Monday, June 11, 2018

Defiant Spirits: The Modernist Revolution of the Group of Seven by Ross King

A detailed history of Canada’s groundbreaking painters
Canadian author Ross King has made a career of taking art history and crafting it into surprisingly enthralling bestsellers. Having previously read his fascinating book The Judgment of Paris, about the rise of French Impressionism, I was excited when I found out that King had written a book on some of my favorite artists, The Group of Seven. Defiant Spirits, published in 2010, tells the story of these groundbreaking painters who strove to forge a distinctly Canadian school of modernist painting at a time when Canada struggled to find its national identity.

I have previously read several books on the Group of Seven, including F. B. Housser’s contemporary account A Canadian Art Movement, but their story has always felt incompletely told. Defiant Spirits is the most comprehensive history of the Group I’ve ever come across. Even so, for such an important group of artists, it still feels as if there’s surprisingly little extant documentation on their lives. The bulk of King’s book is comprised of historical context—what was going on in Canada at the time these painters were active. While the reader gets a meticulous history of Canada during World War I, for example, often the narrative of the artists’ lives just reads like a history of lakes they visited, with little concrete insight into what actually went on there. If the source material is sparse, however, King does a great job of wringing it for all it’s worth.

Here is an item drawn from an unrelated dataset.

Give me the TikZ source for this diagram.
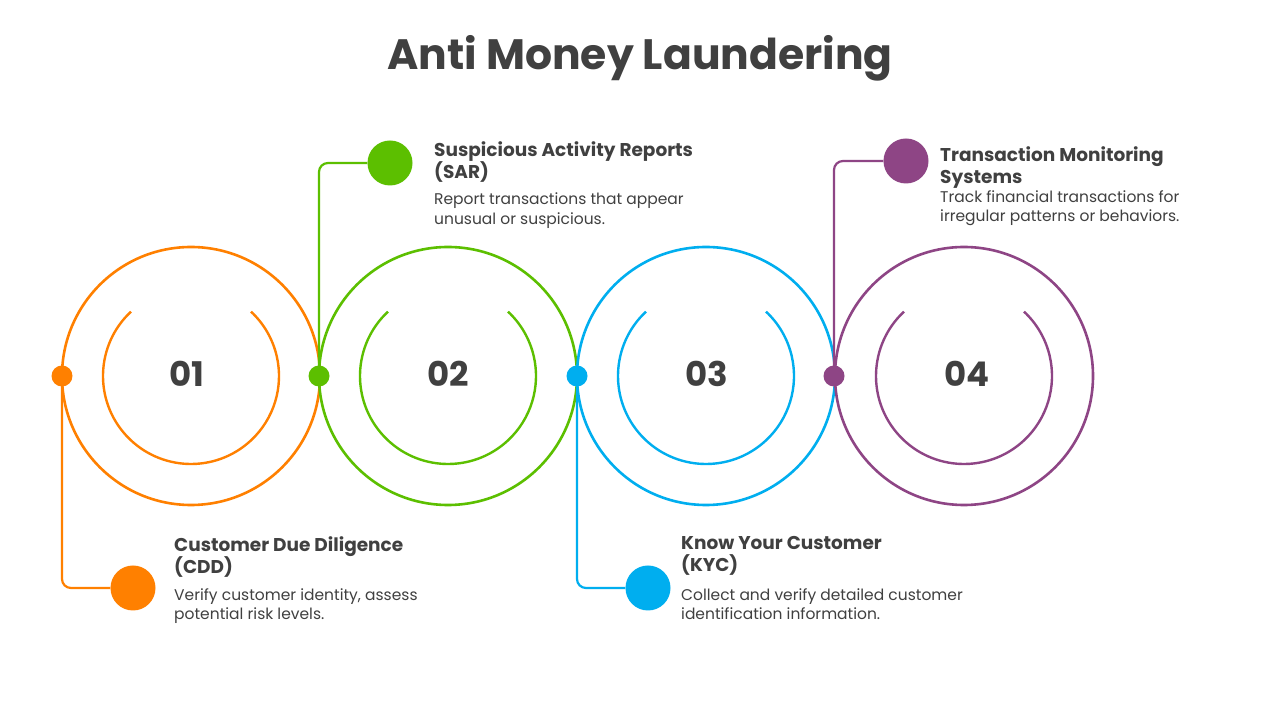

As is often the case with books about the Group of Seven, some members are given preferential treatment over others. Here as usual Tom Thomson, Lawren Harris, A. Y. Jackson, and J. E. H. MacDonald receive the most in-depth examination and are credited as the driving forces behind the formation of the Group, with Arthur Lismer and Frederick Varley regarded as second-tier members. King provides a surprising amount of information about Varley—in fact, far more than I’ve ever seen him covered in any other book on the Seven. As is often the case, Frank Johnston and Franklin Carmichael are treated as lesser contributors, perhaps because they were less actively involved in the promotion of the Group, but likely also because they generally get an unjustified lack of respect from art historians for producing the most “graphic” or “decorative” work of the original members, as opposed to the others’ more post-impressionistic style of painting. Carmichael is almost absent from King’s narrative, to a shameful degree. The later members to join the group—A. J. Casson, Edwin Holgate, and Lionel LeMoine Fitzgerald—are only mentioned by name once or twice in the epilogue. In a book where we get a mini-biography of every artist, critic, politician, and fishing guide the Group ever met, couldn’t King have at least given the same treatment to the three artists that the Group invited into their ranks?

The book ends with the 1924 British Empire Exhibition at Wembley Park, London, where the Group were featured in an exhibition showcasing Canadian art. This stopping point feels inconclusive because although the Group were praised by British critics, they still had failed to find much appreciation in their home country. In an epilogue, King explains that there is still little consensus among Canadians as to the value of their most famous painters. Fans of the Group of Seven, who are used to adulatory coffee-table treatments of the artists, will find King’s perspective surprisingly ambivalent. He takes a refreshingly even-handed approach, taking varying critical responses into consideration. Due to this rather dispassionate tone, Defiant Spirits may not be the page-turner that The Judgment of Paris was, but it is highly informative and fills in a lot of the blanks in the historical record of these remarkable artists’ lives and careers.